On the one hand, the very transformation of the former guerilla war tactics of the Chechen separationists into an open and suicidal terror attacks manifests their weakness and the loss of support on the part of local population. On the other hand, though, the youth of Shahid -suiciders shows that to a large extent they represent that Chechen generation, the socialization of which coincides with the period of the First Chechen War and the chaos that characterized the doomed attempt to establish the Ichkerian quasi-state. The numerous women-Shahids are an indirect proof for the facts that Islamist separationists can still rely on significant reserves and that terror will continue to be a part of the lives of Chechens and Russian for quite a long time. The compulsorily long-term character of the anti-terror policy requires that it should be based on a strategy and legislation, which are absolutely transparent and understandable for the Russian population. On the other hand, the reactions to suicide bombings on Russian territory show that in this country there already are in place those elements of the civil society, which in most of the developed Western states play the decisive role both in the struggle against terrorism and in surmounting such phenomena as separationism and religious radicalism. Of course without the use of force it would be impossible to curb the fervent ethnic-clannish “guerilla”, nor would it be possible to ensure even the basic degree of security of the Chechens or the replacement of clannish-tribal laws by state-imposed law. The evolvement of this situation, though, and the further steps to the establishment of a truly democratic and lawful system would be rendered impossible without the availability of efficiently functioning institutions of the civil society. It is also clear that in the circumstances where such institutions are either not in place at all or have been established only in some initial form, they can be fully developed only with the active support of the state. Without institutional changes, initiated by the central and local authorities and aimed at the establishment of the necessary public support for the dismissal of the so called “mountain model” of democracy, as well as actual (not abstractly theoretical) liberalization, the speedy establishment of peace in the Caucasus and the prospects for transition into civil society in the region would remain highly improbable.

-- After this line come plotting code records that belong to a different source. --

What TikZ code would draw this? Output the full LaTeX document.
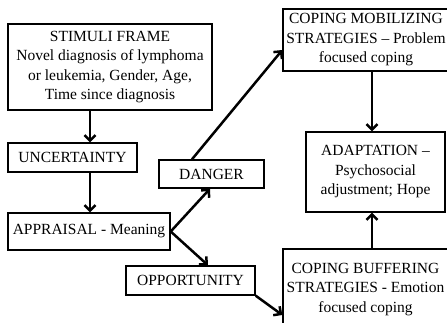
\documentclass[tikz,border=0pt]{standalone}
\usepackage{fontspec}
\setmainfont{Liberation Serif}
\usetikzlibrary{arrows.meta}

\begin{document}
\begin{tikzpicture}[
            x = 1pt, y = -1pt,
            box/.style = {draw, line width = 1.4pt, inner sep = 0pt, align = center,
                          font = \fontsize{15.5}{19.5}\selectfont},
            arr/.style = {line width = 2.5pt, -{Straight Barb[length = 5.5pt, width = 11pt]}}
            ]
            \clip (0,0) rectangle (447,323);
            \node[box, minimum width = 204pt, minimum height = 86pt] (stim) at (110,67)
                {STIMULI FRAME\\ Novel diagnosis of lymphoma\\ or leukemia, Gender, Age,\\ Time since diagnosis};
            \node[box, minimum width = 129pt, minimum height = 29pt] (unc) at (72.5,157.5) {UNCERTAINTY};
            \node[box, minimum width = 162pt, minimum height = 37pt] (app) at (89,231.5) {APPRAISAL - Meaning};
            \node[box, minimum width = 105pt, minimum height = 28pt] (dang) at (211.5,174) {DANGER};
            \node[box, minimum width = 129pt, minimum height = 29pt] (opp) at (190.5,280.5) {OPPORTUNITY};
            \node[box, minimum width = 166pt, minimum height = 62pt] (mob) at (366,40)
                {COPING MOBILIZING\\ STRATEGIES -- Problem\\ focused coping};
            \node[box, minimum width = 139pt, minimum height = 80pt] (adap) at (375.5,172)
                {ADAPTATION --\\ Psychosocial\\ adjustment; Hope};
            \node[box, minimum width = 165pt, minimum height = 81pt] (buf) at (365.5,289.5)
                {COPING BUFFERING\\ STRATEGIES - Emotion\\ focused coping};
            \draw[arr] ([xshift = -20pt]stim.south) -- ([xshift = 17.5pt]unc.north);
            \draw[arr] ([xshift = 17.5pt]unc.south) -- ([xshift = 1pt]app.north);
            \draw[arr] (app.east) -- ([xshift = -1.5pt]dang.south);
            \draw[arr] (app.east) -- ([xshift = 17.5pt]opp.north);
            \draw[arr] ([xshift = -19.5pt]dang.north) -- ([yshift = -10pt]mob.west);
            \draw[arr] (opp.south east) -- ([yshift = -25.5pt]buf.west);
            \draw[arr] ([xshift = 6pt]mob.south) -- ([xshift = -3.5pt]adap.north);
            \draw[arr] ([xshift = 6.5pt]buf.north) -- ([xshift = -3.5pt]adap.south);
          \end{tikzpicture}
\end{document}
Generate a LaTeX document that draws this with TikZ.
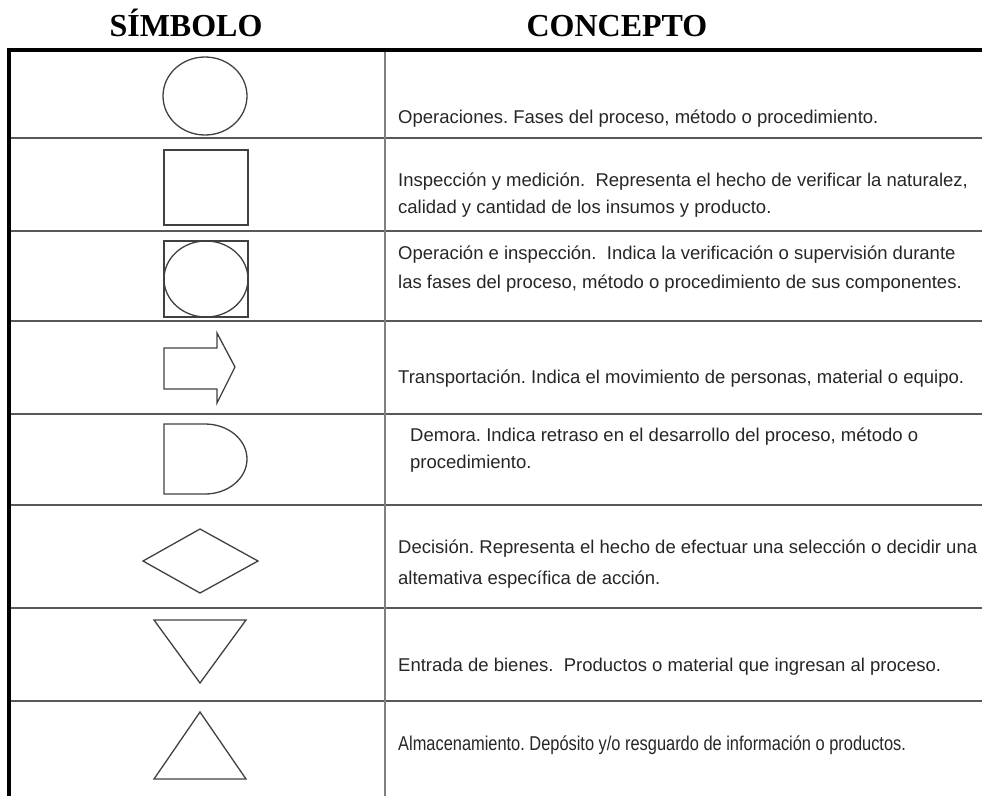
\documentclass[tikz,border=0pt]{standalone}
\usepackage{fontspec}
\setmainfont{Liberation Sans}
\newfontfamily\headfont{Liberation Serif}
\newfontfamily\condfont[FakeStretch=0.82]{Liberation Sans}
\frenchspacing
\begin{document}
\begin{tikzpicture}[x=1pt,y=-1pt,
  hdr/.style={font=\headfont\bfseries\fontsize{32}{38}\selectfont, anchor=base, inner sep=0pt},
  desc/.style={font=\fontsize{18.5}{22}\selectfont, text=black!85, anchor=base west, inner sep=0pt},
  cond/.style={font=\condfont\fontsize{20}{22}\selectfont, text=black!85, anchor=base west, inner sep=0pt},
  framel/.style={line width=3.5pt, black},
  rowline/.style={line width=1.5pt, black!65},
  colline/.style={line width=2pt, black!50},
  sym/.style={line width=1.3pt, black!75}]
\useasboundingbox (0,0) rectangle (982,796);
% headers
\node[hdr] (hs) at (186,36) {SÍMBOLO};
\node[hdr] (hc) at (617,36) {CONCEPTO};
% grid
\foreach \yy in {138,231,321,414,505,608,701}
  \draw[rowline] (9,\yy) -- (982,\yy);
\draw[colline] (385,50) -- (385,796);
\draw[framel] (9,796) -- (9,50) -- (982,50);
% symbols
\draw[sym] (205,96) ellipse [x radius=42, y radius=39];
\draw[sym] (164,150) rectangle (248,225);
\draw[sym] (164,241) rectangle (248,317);
\draw[sym] (206,279) ellipse [x radius=42, y radius=38];
\draw[sym] (164,348) -- (217,348) -- (217,333) -- (235,367) -- (217,403) -- (217,389) -- (164,389) -- cycle;
\draw[sym] (164,424) -- (205,424) .. controls (228.2,424) and (247,439.7) .. (247,459)
  .. controls (247,478.3) and (228.2,494) .. (205,494) -- (164,494) -- cycle;
\draw[sym] (143,561) -- (200,529) -- (258,561) -- (200,593) -- cycle;
\draw[sym] (154,620) -- (246,620) -- (200,683) -- cycle;
\draw[sym] (200,712) -- (246,779) -- (154,779) -- cycle;
% texts
\node[desc] (t1) at (398,123) {Operaciones. Fases del proceso, método o procedimiento.};
\node[desc] (t2a) at (398,186) {Inspección y medición.\ \ Representa el hecho de verificar la naturalez,};
\node[desc] (t2b) at (398,213) {calidad y cantidad de los insumos y producto.};
\node[desc] (t3a) at (398,259) {Operación e inspección.\ \ Indica la verificación o supervisión durante};
\node[desc] (t3b) at (398,288) {las fases del proceso, método o procedimiento de sus componentes.};
\node[desc] (t4) at (398,383) {Transportación. Indica el movimiento de personas, material o equipo.};
\node[desc] (t5a) at (410,441) {Demora. Indica retraso en el desarrollo del proceso, método o};
\node[desc] (t5b) at (410,468) {procedimiento.};
\node[desc] (t6a) at (398,553) {Decisión. Representa el hecho de efectuar una selección o decidir una};
\node[desc] (t6b) at (398,584) {altemativa específica de acción.};
\node[desc] (t7) at (398,671) {Entrada de bienes.\ \ Productos o material que ingresan al proceso.};
\node[cond] (t8) at (398,750) {Almacenamiento. Depósito y/o resguardo de información o productos.};
\end{tikzpicture}
\end{document}
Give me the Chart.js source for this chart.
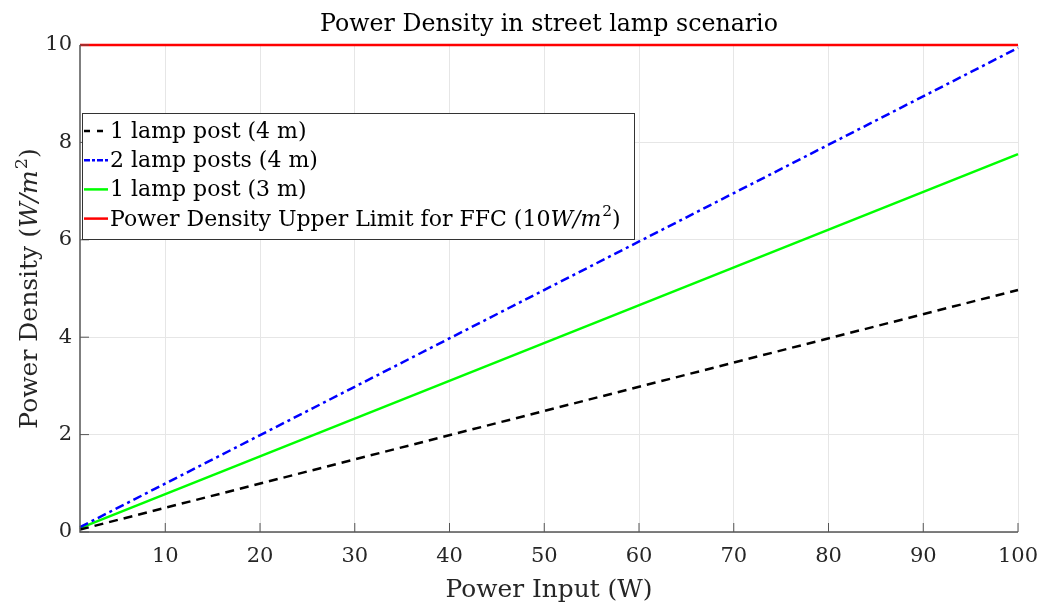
<!DOCTYPE html>
<html>
<head>
<meta charset="utf-8">
<script src="https://cdn.jsdelivr.net/npm/chart.js@4.4.1/dist/chart.umd.min.js"></script>
<style>
  html, body { margin: 0; padding: 0; background: #fff; }
  #wrap { width: 1041px; height: 605px; }
</style>
</head>
<body>
<div id="wrap"><canvas id="myChart" width="1041" height="605"></canvas></div>
<script>
// ---------- DATA ----------
const xValues     = [1, 100];
const onePost4m   = [0.05, 4.97];
const twoPosts4m  = [0.1, 9.94];
const onePost3m   = [0.078, 7.76];
const upperLimit  = [10, 10];
const xTicks      = [10, 20, 30, 40, 50, 60, 70, 80, 90, 100];
const yTicks      = [0, 2, 4, 6, 8, 10];

const FONT = "'DejaVu Serif', 'Liberation Serif', serif";
const INK  = '#262626';

const pts = arr => xValues.map((x, i) => ({ x, y: arr[i] }));

// texto "rico": [{t, i (itálico), sup}]
function richWidth(ctx, parts, size) {
  let w = 0;
  parts.forEach(p => {
    const s = p.sup ? size * 0.7 : size;
    ctx.font = `${p.i ? 'italic ' : ''}${s}px ${FONT}`;
    w += ctx.measureText(p.t).width + (p.i ? 1 : 0);
  });
  return w;
}
// tamanho de fonte que dá a largura vista na figura
const fitSize = (ctx, parts, width, max) => Math.min(max, 20 * width / richWidth(ctx, parts, 20));

function drawRich(ctx, parts, x, y, size, align) {
  const w = richWidth(ctx, parts, size);
  let cx = align === 'center' ? x - w / 2 : x;
  ctx.textBaseline = 'alphabetic';
  ctx.textAlign = 'left';
  parts.forEach(p => {
    const s = p.sup ? size * 0.7 : size;
    ctx.font = `${p.i ? 'italic ' : ''}${s}px ${FONT}`;
    ctx.fillText(p.t, cx, p.sup ? y - size * 0.42 : y);
    cx += ctx.measureText(p.t).width + (p.i ? 1 : 0);
  });
}

const titleParts  = [{ t: 'Power Density in street lamp scenario' }];
const xLabelParts = [{ t: 'Power Input (W)' }];
const yLabelParts = [{ t: 'Power Density (' }, { t: 'W/m', i: true }, { t: '2', sup: true }, { t: ')' }];

const datasets = [
  { label: '1 lamp post (4 m)', data: pts(onePost4m), borderColor: '#000000', borderDash: [9, 6], legendParts: [{ t: '1 lamp post (4 m)' }] },
  { label: '2 lamp posts (4 m)', data: pts(twoPosts4m), borderColor: '#0000ff', borderDash: [9, 4, 3, 4], legendParts: [{ t: '2 lamp posts (4 m)' }] },
  { label: '1 lamp post (3 m)', data: pts(onePost3m), borderColor: '#00ff00', borderDash: [], legendParts: [{ t: '1 lamp post (3 m)' }] },
  { label: 'Power Density Upper Limit for FFC (10W/m2)', data: pts(upperLimit), borderColor: '#ff0000', borderDash: [],
    legendParts: [{ t: 'Power Density Upper Limit for FFC (10' }, { t: 'W/m', i: true }, { t: '2', sup: true }, { t: ')' }] }
].map(d => Object.assign(d, { borderWidth: 2.5, pointRadius: 0, fill: false, tension: 0, clip: 4 }));

// ---------- Plugin: eixos, ticks internos, títulos, legenda ----------
const decor = {
  id: 'decor',
  afterDatasetsDraw(chart) {
    const { ctx, chartArea: a, scales } = chart;
    ctx.save();
    // eixos
    ctx.strokeStyle = '#555555';
    ctx.lineWidth = 1.5;
    ctx.beginPath();
    ctx.moveTo(a.left, a.top); ctx.lineTo(a.left, a.bottom); ctx.lineTo(a.right, a.bottom);
    ctx.stroke();
    // ticks internos
    ctx.lineWidth = 1;
    ctx.beginPath();
    xTicks.forEach(v => { const px = scales.x.getPixelForValue(v); ctx.moveTo(px, a.bottom); ctx.lineTo(px, a.bottom - 9); });
    yTicks.forEach(v => { const py = scales.y.getPixelForValue(v); ctx.moveTo(a.left, py); ctx.lineTo(a.left + 9, py); });
    ctx.stroke();

    // legenda
    const lx = 82, ly = 113, lw = 552, lh = 126;
    ctx.fillStyle = '#ffffff';
    ctx.fillRect(lx, ly, lw, lh);
    ctx.strokeStyle = '#333333';
    ctx.lineWidth = 1;
    ctx.strokeRect(lx + 0.5, ly + 0.5, lw, lh);
    const ds = chart.data.datasets;
    const legSize = fitSize(ctx, ds[3].legendParts, 519, 22);
    ds.forEach((d, i) => {
      const cy = 131 + i * 29.2;
      ctx.strokeStyle = d.borderColor;
      ctx.lineWidth = 2.5;
      ctx.setLineDash(i === 0 ? [6, 7] : i === 1 ? [6, 2, 3, 2] : []);
      ctx.beginPath(); ctx.moveTo(84, cy); ctx.lineTo(108, cy); ctx.stroke();
      ctx.setLineDash([]);
      ctx.fillStyle = '#000000';
      drawRich(ctx, d.legendParts, 110, cy + 7, legSize, 'left');
    });

    // títulos
    const cx = (a.left + a.right) / 2;
    ctx.fillStyle = '#000000';
    drawRich(ctx, titleParts, cx, 31, fitSize(ctx, titleParts, 458, 24), 'center');
    ctx.fillStyle = INK;
    drawRich(ctx, xLabelParts, cx, 597, fitSize(ctx, xLabelParts, 207, 25), 'center');
    ctx.translate(37, (a.top + a.bottom) / 2);
    ctx.rotate(-Math.PI / 2);
    drawRich(ctx, yLabelParts, 0, 0, fitSize(ctx, yLabelParts, 282, 25), 'center');
    ctx.restore();
  }
};

new Chart(document.getElementById('myChart').getContext('2d'), {
  type: 'line',
  data: { datasets },
  options: {
    responsive: false,
    animation: false,
    layout: { padding: { top: 45, right: 23, left: 0, bottom: 0 } },
    plugins: { legend: { display: false }, tooltip: { enabled: false }, title: { display: false } },
    scales: {
      x: {
        type: 'linear', min: 1, max: 100,
        afterBuildTicks: s => { s.ticks = xTicks.map(v => ({ value: v })); },
        afterFit: s => { s.height = 73; s.paddingRight = 0; s.paddingLeft = 0; },
        grid: { color: '#e6e6e6', lineWidth: 1, drawTicks: false },
        border: { display: false },
        ticks: { color: INK, padding: 12, font: { family: FONT, size: 21 } }
      },
      y: {
        type: 'linear', min: 0, max: 10,
        afterBuildTicks: s => { s.ticks = yTicks.map(v => ({ value: v })); },
        afterFit: s => { s.width = 80; s.paddingTop = 0; s.paddingBottom = 0; },
        grid: { color: '#e6e6e6', lineWidth: 1, drawTicks: false },
        border: { display: false },
        ticks: { color: INK, padding: 8, font: { family: FONT, size: 21 } }
      }
    }
  },
  plugins: [decor]
});
</script>
</body>
</html>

In this connection the author considers the probability of implementation in Chechnya of the so called “consocial democracy” model, in accordance with which the representation in the governing authorities is based on the ethnic social unions whereas each group has its dedicated place in the governing process. Barriers to its implementation are the unsolved family and clan inter-dependencies as well as the discrepancy with the constitutional principle of the Russian Federation for equality of all its citizens before the law. What is more, the implementation of a similar model in the Caucasian region would seriously hinder the formation of the much needed foundation of any civil society – namely, the civil nation - not to mention the fact that such a project would artificially reduce the social mobility of the population as the filling up of the local elites is performed in an utterly artificial manner. According to the author no less utopian is the concept, discussed by certain circles (both in Russia and in the West), about the replacement of the existing Caucasian republics by ethnic cantons, because the implementation of this concept would raise the issue about the inter-canton borders and would provoke the establishment of new canton “elites”. The latter, given the lack of the necessary culture of the political compromise, would push them into the quagmire of the internecine conflicts for domination within the canton and would in parallel hinder the establishment of the civil nation (or, to use the formulation in the Constitution of the Russian Federation, “the multinational people of Russia”).
The proposed solution is the development of an overall liberal-nationalistic doctrine (the so called “civil nationalism”), which considers the Russians not as “chosen people” but as a state-forming ethnos, which links together the multinational Russian Federation and is called upon to implement in practice the notorious principle pluribus unum and to help stop the inter-ethnic struggles and facilitate the transition to a civil society of equal opportunities.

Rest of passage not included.